By Eagles of Death Metal

Released
October 28, 2008

Genres

  • garage rock
  • alternative rock
  • blues rock
  • glam rock

The Story

Heart On is the third studio album by Eagles of Death Metal, released on October 28, 2008 through Downtown Recordings. By this point, the project built around Jesse Hughes and Josh Homme had moved beyond the surprise of its misleading name. The band still did not sound like death metal, but the joke had become a fully formed style: garage rock, bluesy hard rock, boogie, glam touches, and desert-scene swagger, all shaped into short, direct songs with a knowingly playful attitude. Josh Homme produced the album, and the record continued the core Eagles of Death Metal dynamic: Hughes as the front-facing personality and Homme as the tight rhythmic engine behind the chaos. Compared with Peace, Love, Death Metal and Death by Sexy, Heart On is often described as a more polished and more varied version of the same idea. The riffs are still simple and physical, but the album gives more space to melody, mood, and pop craft. Anything 'Cept the Truth and Wannabe in L.A. open the record with the band's usual confidence and motion, while songs such as Now I'm a Fool and How Can a Man with So Many Friends Feel So All Alone show a slightly more reflective side. That emotional shift matters because it proves the album is not only a collection of rock jokes. The humor is still there, but the record also lets loneliness, regret, and late-night emptiness slip into the party. Critics at the time noticed this balance. Some reviews framed Heart On as another dose of the band's familiar fun-loving rock, while others pointed out that Hughes and Homme were sharpening their songwriting and finding more shades inside their formula. AllMusic highlighted the album's mix of boogie rock, disco, glam rock, and strutting riffs, while Pitchfork emphasized the way the record added more mature pop songwriting without losing the band's taste for puns, swagger, and classic-rock references.
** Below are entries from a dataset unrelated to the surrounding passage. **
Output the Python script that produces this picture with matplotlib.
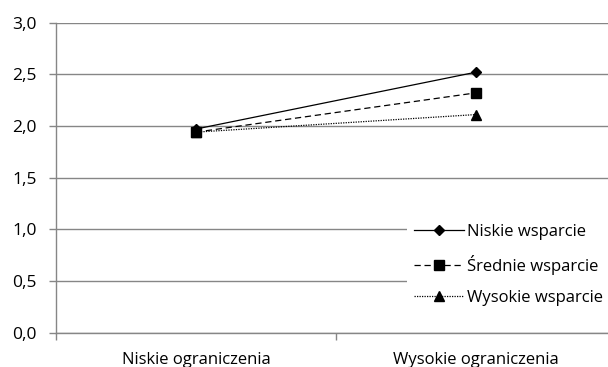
import matplotlib
matplotlib.use("Agg")
from matplotlib import pyplot as plt

matplotlib.rcParams.update({
    'font.family': ['Open Sans', 'DejaVu Sans'],
    'font.size': 12,
})

categories = ['Niskie ograniczenia', 'Wysokie ograniczenia']
niskie = [1.97, 2.52]
srednie = [1.94, 2.32]
wysokie = [1.94, 2.11]
series_names = ['Niskie wsparcie', 'Średnie wsparcie', 'Wysokie wsparcie']
y_ticks = [0.0, 0.5, 1.0, 1.5, 2.0, 2.5, 3.0]

fig = plt.figure(figsize=(6.08, 3.67), dpi=100)
ax = fig.add_axes([0.092, 0.0935, 0.921, 0.845])

x = list(range(len(categories)))
ax.plot(x, niskie, color='black', lw=0.9, ls='-', marker='D', ms=5.5, label=series_names[0], zorder=5)
ax.plot(x, srednie, color='black', lw=0.9, ls=(0, (5, 3)), marker='s', ms=6.5, label=series_names[1], zorder=4)
ax.plot(x, wysokie, color='black', lw=0.9, ls=(0, (1, 1)), marker='^', ms=7, label=series_names[2], zorder=3)

ax.set_xlim(-0.5, len(categories) - 0.5)
ax.set_ylim(0, 3.0)
ax.set_yticks(y_ticks)
ax.set_yticklabels([f"{v:.1f}".replace('.', ',') for v in y_ticks], fontsize=12.5)
ax.set_xticks(x)
ax.set_xticklabels(categories, fontsize=12)
ax.set_xticks([i - 0.5 for i in range(len(categories) + 1)], minor=True)
ax.tick_params(axis='x', which='major', length=0, pad=14)
ax.tick_params(axis='x', which='minor', length=5, color='#868686', width=1)
ax.tick_params(axis='y', length=5, color='#868686', width=1, pad=9)

ax.grid(axis='y', color='#868686', lw=1)
ax.set_axisbelow(True)
for s in ['top', 'right']:
    ax.spines[s].set_visible(False)
for s in ['left', 'bottom']:
    ax.spines[s].set_color('#868686')
    ax.spines[s].set_linewidth(1)

leg = ax.legend(loc='upper left', bbox_to_anchor=(0.612, 0.40), frameon=True,
                facecolor='white', edgecolor='none', framealpha=1, fancybox=False,
                handlelength=3.0, handletextpad=0.2, labelspacing=0.9,
                borderpad=0.4, fontsize=12)

fig.savefig('out.png', dpi=100)
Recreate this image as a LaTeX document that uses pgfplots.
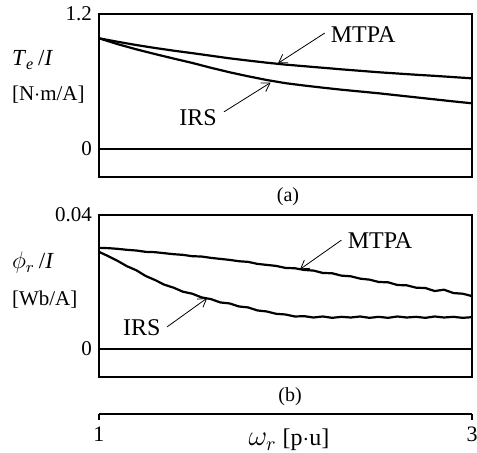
\documentclass[border=0pt]{standalone}
\usepackage{fontspec}
\setmainfont{Liberation Serif}
\usepackage{pgfplots}
\pgfplotsset{compat=1.18}
\usetikzlibrary{arrows.meta}

\pgfplotsset{
  panel/.style={
    scale only axis, width=186.5pt, anchor=north west,
    xmin=1, xmax=3, xtick=\empty,
    axis line style={line width=0.8pt},
    major tick length=0pt,
    scaled y ticks=false,
    tick label style={font=\fontsize{10.5}{12}\selectfont},
    /pgf/number format/assume math mode=true,
  },
  curve/.style={black, line width=1.1pt, no markers},
  zeroline/.style={black, line width=0.6pt, no markers},
}
\tikzset{
  note/.style={font=\fontsize{12}{14}\selectfont},
  pointer/.style={-{Straight Barb[length=4pt,width=5pt]}, line width=0.4pt},
}

\begin{document}
\begin{tikzpicture}
\path[use as bounding box] (0,0) rectangle (238.5pt,-226.5pt);

% (a) torque per ampere
\begin{axis}[panel, at={(49.5pt,-7pt)}, height=81.5pt,
    ymin=-0.249, ymax=1.2, ytick={0,1.2}, yticklabels={0,1.2}]
\addplot[zeroline] coordinates {(1,0) (3,0)};
\addplot[curve] coordinates {
 (1.0,0.984) (1.1,0.953) (1.2,0.924) (1.3,0.898) (1.4,0.874) (1.5,0.852)
 (1.6,0.829) (1.7,0.806) (1.8,0.786) (1.9,0.767) (2.0,0.750) (2.1,0.736)
 (2.2,0.722) (2.3,0.708) (2.4,0.695) (2.5,0.682) (2.6,0.671) (2.7,0.660)
 (2.8,0.650) (2.9,0.639) (3.0,0.628)};
\addplot[curve] coordinates {
 (1.0,0.984) (1.1,0.932) (1.2,0.886) (1.3,0.844) (1.4,0.804) (1.5,0.765)
 (1.6,0.722) (1.7,0.682) (1.8,0.646) (1.9,0.613) (2.0,0.585) (2.1,0.564)
 (2.2,0.545) (2.3,0.527) (2.4,0.511) (2.5,0.495) (2.6,0.477) (2.7,0.459)
 (2.8,0.441) (2.9,0.423) (3.0,0.406)};
\node[note] at (axis cs:2.416,1.02) {MTPA};
\draw[pointer] (axis cs:2.21,1.03) -- (axis cs:1.96,0.762);
\node[note] at (axis cs:1.531,0.276) {IRS};
\draw[pointer] (axis cs:1.67,0.33) -- (axis cs:1.92,0.59);
\end{axis}

% (b) flux per ampere
\begin{axis}[panel, at={(49.5pt,-107.5pt)}, height=81pt,
    ymin=-0.00836, ymax=0.04, ytick={0,0.04}, yticklabels={0,0.04}]
\addplot[zeroline] coordinates {(1,0) (3,0)};
\addplot[curve] coordinates {
 (1.00,0.0302) (1.05,0.0301) (1.10,0.0299) (1.15,0.0296) (1.20,0.0294)
 (1.25,0.0290) (1.30,0.0289) (1.35,0.0286) (1.40,0.0283) (1.45,0.0281)
 (1.50,0.0277) (1.55,0.0276) (1.60,0.0272) (1.65,0.0269) (1.70,0.0266)
 (1.75,0.0262) (1.80,0.0260) (1.85,0.0254) (1.90,0.0251) (1.95,0.0248)
 (2.00,0.0242) (2.05,0.0241) (2.10,0.0236) (2.15,0.0234) (2.20,0.0227)
 (2.25,0.0226) (2.30,0.0219) (2.35,0.0217) (2.40,0.0210) (2.45,0.0207)
 (2.50,0.0200) (2.55,0.0199) (2.60,0.0191) (2.65,0.0190) (2.70,0.0183)
 (2.75,0.0182) (2.80,0.0173) (2.85,0.0177) (2.90,0.0167) (2.95,0.0165)
 (3.00,0.0158)};
\addplot[curve] coordinates {
 (1.00,0.0290) (1.05,0.0277) (1.10,0.0263) (1.15,0.0247) (1.20,0.0235)
 (1.25,0.0218) (1.30,0.0206) (1.35,0.0192) (1.40,0.0183) (1.45,0.0171)
 (1.50,0.0165) (1.55,0.0154) (1.60,0.0149) (1.65,0.0139) (1.70,0.0136)
 (1.75,0.0127) (1.80,0.0124) (1.85,0.0115) (1.90,0.0112) (1.95,0.0105)
 (2.00,0.0103) (2.05,0.0097) (2.10,0.0098) (2.15,0.0094) (2.20,0.0097)
 (2.25,0.0093) (2.30,0.0096) (2.35,0.0094) (2.40,0.0097) (2.45,0.0093)
 (2.50,0.0096) (2.55,0.0093) (2.60,0.0097) (2.65,0.0094) (2.70,0.0096)
 (2.75,0.0093) (2.80,0.0097) (2.85,0.0094) (2.90,0.0096) (2.95,0.0093)
 (3.00,0.0095)};
\node[note] at (axis cs:2.507,0.0325) {MTPA};
\draw[pointer] (axis cs:2.30,0.0325) -- (axis cs:2.078,0.0238);
\node[note] at (axis cs:1.23,0.0063) {IRS};
\draw[pointer] (axis cs:1.365,0.0066) -- (axis cs:1.58,0.0152);
\end{axis}

% shared speed axis
\begin{axis}[scale only axis, width=186.5pt, height=5pt,
    anchor=south west, at={(49.5pt,-207pt)},
    xmin=1, xmax=3, ymin=0, ymax=1,
    axis x line*=bottom, hide y axis,
    axis line style={line width=0.6pt},
    xtick={1,3}, tick align=outside, major tick length=3pt,
    xtick style={black, line width=0.6pt},
    tick label style={font=\fontsize{11}{13}\selectfont},
    /pgf/number format/assume math mode=true]
\addplot[draw=none] coordinates {(1,0) (3,0)};
\end{axis}

\node[font=\fontsize{12}{14}\selectfont] at (144.5pt,-220pt)
  {{\fontsize{14}{16}\selectfont$\omega_r$}\ [p$\cdot$u]};
\node[font=\fontsize{10}{12}\selectfont] at (144pt,-98.5pt) {(a)};
\node[font=\fontsize{10}{12}\selectfont] at (145pt,-198.5pt) {(b)};

\node[anchor=west, font=\fontsize{11.5}{13}\selectfont] at (2.5pt,-30pt)
  {\textit{T}\textsubscript{\textit{e}}\,/\textit{I}};
\node[anchor=west, font=\fontsize{10.5}{12}\selectfont] at (2.5pt,-47.5pt) {[N$\cdot$m/A]};
\node[anchor=west, font=\fontsize{11.5}{13}\selectfont] at (2.5pt,-131.5pt)
  {$\phi_r$\,/\textit{I}};
\node[anchor=west, font=\fontsize{10.5}{12}\selectfont] at (2.5pt,-150pt) {[Wb/A]};
\end{tikzpicture}
\end{document}
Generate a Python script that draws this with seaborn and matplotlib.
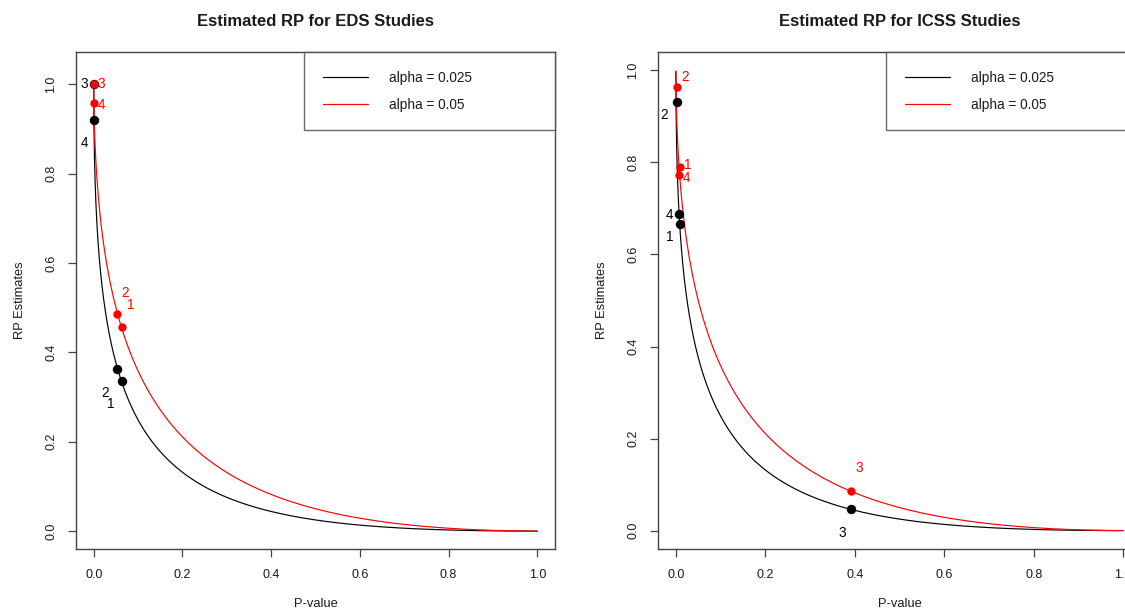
import numpy as np
import pandas as pd
import matplotlib
matplotlib.use("Agg")
import matplotlib.pyplot as plt
import seaborn as sns
from statistics import NormalDist

# ---------------- data ----------------
alphas = [0.025, 0.05]
alpha_labels = ["alpha = 0.025", "alpha = 0.05"]
line_colors = ["black", "red"]

titles = ["Estimated RP for EDS Studies", "Estimated RP for ICSS Studies"]
study_ids = ["1", "2", "3", "4"]

# EDS studies: p-values and estimated RP
eds_p = [0.063, 0.0535, 0.0, 0.0]
eds_rp_025 = [0.336, 0.362, 1.000, 0.920]
eds_rp_05 = [0.456, 0.485, 1.000, 0.958]

# ICSS studies
icss_p = [0.009, 0.002, 0.392, 0.008]
icss_rp_025 = [0.667, 0.932, 0.047, 0.688]
icss_rp_05 = [0.790, 0.963, 0.087, 0.772]

x_ticks = [0.0, 0.2, 0.4, 0.6, 0.8, 1.0]
y_ticks = [0.0, 0.2, 0.4, 0.6, 0.8, 1.0]

# label offsets in pixels (dx, dy) for each study, black / red
eds_off_025 = [(-11, -23), (-12, -24), (-9, 0), (-9, -23)]
eds_off_05 = [(9, 22), (8, 21), (8, 0), (8, -2)]
icss_off_025 = [(-10, -13), (-13, -13), (-9, -24), (-10, -1)]
icss_off_05 = [(8, 2), (8, 10), (8, 23), (7, -3)]

# theoretical RP curve: RP = Phi(z_{1-p} - z_{1-alpha})
nd = NormalDist()
p_grid = np.linspace(1e-6, 1 - 1e-6, 2000)
curve_rows = []
for a, lab in zip(alphas, alpha_labels):
    za = nd.inv_cdf(1 - a)
    for p in p_grid:
        curve_rows.append({"P-value": p, "RP": nd.cdf(nd.inv_cdf(1 - p) - za), "alpha": lab})
curve_df = pd.DataFrame(curve_rows)

panels = [
    dict(p=eds_p, rp=[eds_rp_025, eds_rp_05], off=[eds_off_025, eds_off_05], ylim=(-0.04, 1.072)),
    dict(p=icss_p, rp=[icss_rp_025, icss_rp_05], off=[icss_off_025, icss_off_05], ylim=(-0.04, 1.04)),
]

# ---------------- style ----------------
sns.set_theme(style="white")
plt.rcParams["font.family"] = ["Liberation Sans", "DejaVu Sans"]
frame_col = "#444444"
text_col = "#1a1a1a"

fig = plt.figure(figsize=(11.25, 6.1), dpi=100)
ax_rects = [
    [76 / 1125, 61 / 610, 479 / 1125, 497 / 610],
    [658 / 1125, 61 / 610, 483 / 1125, 497 / 610],
]

palette = dict(zip(alpha_labels, line_colors))

for i, (rect, panel, title) in enumerate(zip(ax_rects, panels, titles)):
    ax = fig.add_axes(rect)
    sns.lineplot(data=curve_df, x="P-value", y="RP", hue="alpha", palette=palette,
                 hue_order=alpha_labels, estimator=None, sort=False, lw=0.85, ax=ax)
    for k, (a_lab, col) in enumerate(zip(alpha_labels, line_colors)):
        pts = pd.DataFrame({"p": panel["p"], "rp": panel["rp"][k], "id": study_ids})
        sns.scatterplot(data=pts, x="p", y="rp", color=col, s=(46 if k == 0 else 36),
                        linewidth=0, legend=False, ax=ax, zorder=5 + k)
        for _, r in pts.iterrows():
            dx, dy = panel["off"][k][int(r["id"]) - 1]
            ax.annotate(r["id"], (r["p"], r["rp"]), xytext=(dx, dy), textcoords="offset pixels",
                        ha="center", va="center", color=col, fontsize=9.8, zorder=7)

    ax.set_xlim(-0.04, 1.04)
    ax.set_ylim(*panel["ylim"])
    ax.set_xticks(x_ticks)
    ax.set_yticks(y_ticks)
    ax.set_xticklabels([f"{t:.1f}" for t in x_ticks])
    ax.set_yticklabels([f"{t:.1f}" for t in y_ticks])
    ax.tick_params(axis="both", which="both", direction="out", length=5.8, width=0.9,
                   color=frame_col, labelsize=9, labelcolor=text_col,
                   bottom=True, left=True)
    ax.tick_params(axis="x", pad=8.5)
    ax.tick_params(axis="y", labelrotation=90, pad=7.5)
    for lbl in ax.get_yticklabels():
        lbl.set_va("center")
    for sp in ax.spines.values():
        sp.set_color(frame_col)
        sp.set_linewidth(1.0)
        sp.set_visible(True)

    ax.set_xlabel("P-value", fontsize=9.3, color=text_col)
    ax.set_ylabel("RP Estimates", fontsize=9.3, color=text_col)
    w_px = rect[2] * 1125
    ax.xaxis.set_label_coords(0.5, -(604 - 549) / 497)
    ax.xaxis.label.set_va("center")
    ax.yaxis.set_label_coords(-56 / w_px, 0.5)
    ax.yaxis.label.set_va("center")

    ax.set_title(title, fontsize=12, fontweight="bold", color=text_col, pad=18.5)

    leg_x0 = 0.476 if i == 0 else 0.472
    leg = ax.legend(loc="upper right", bbox_to_anchor=(leg_x0, 0, 1 - leg_x0, 1),
                    mode="expand", borderaxespad=0, fontsize=9.8, frameon=True,
                    fancybox=False, borderpad=1.38, handlelength=3.3, handletextpad=1.55,
                    labelspacing=0.95, title=None)
    leg.get_frame().set_edgecolor(frame_col)
    leg.get_frame().set_linewidth(1.0)
    for t in leg.get_texts():
        t.set_color(text_col)

fig.savefig("out.png", dpi=100, facecolor="white")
The most visible single was Wannabe in L.A., whose Liam Lynch-directed video helped underline the album's connection to Los Angeles image-making, self-mythology, and playful performance. Heart On remains a key Eagles of Death Metal album because it captures the band at the moment when their sound became both slicker and stranger. It keeps the loose, funny, riff-driven energy of the first two albums, but it also shows that beneath the oversized persona there was a real songwriting partnership capable of turning a party-rock act into something with more personality and staying power.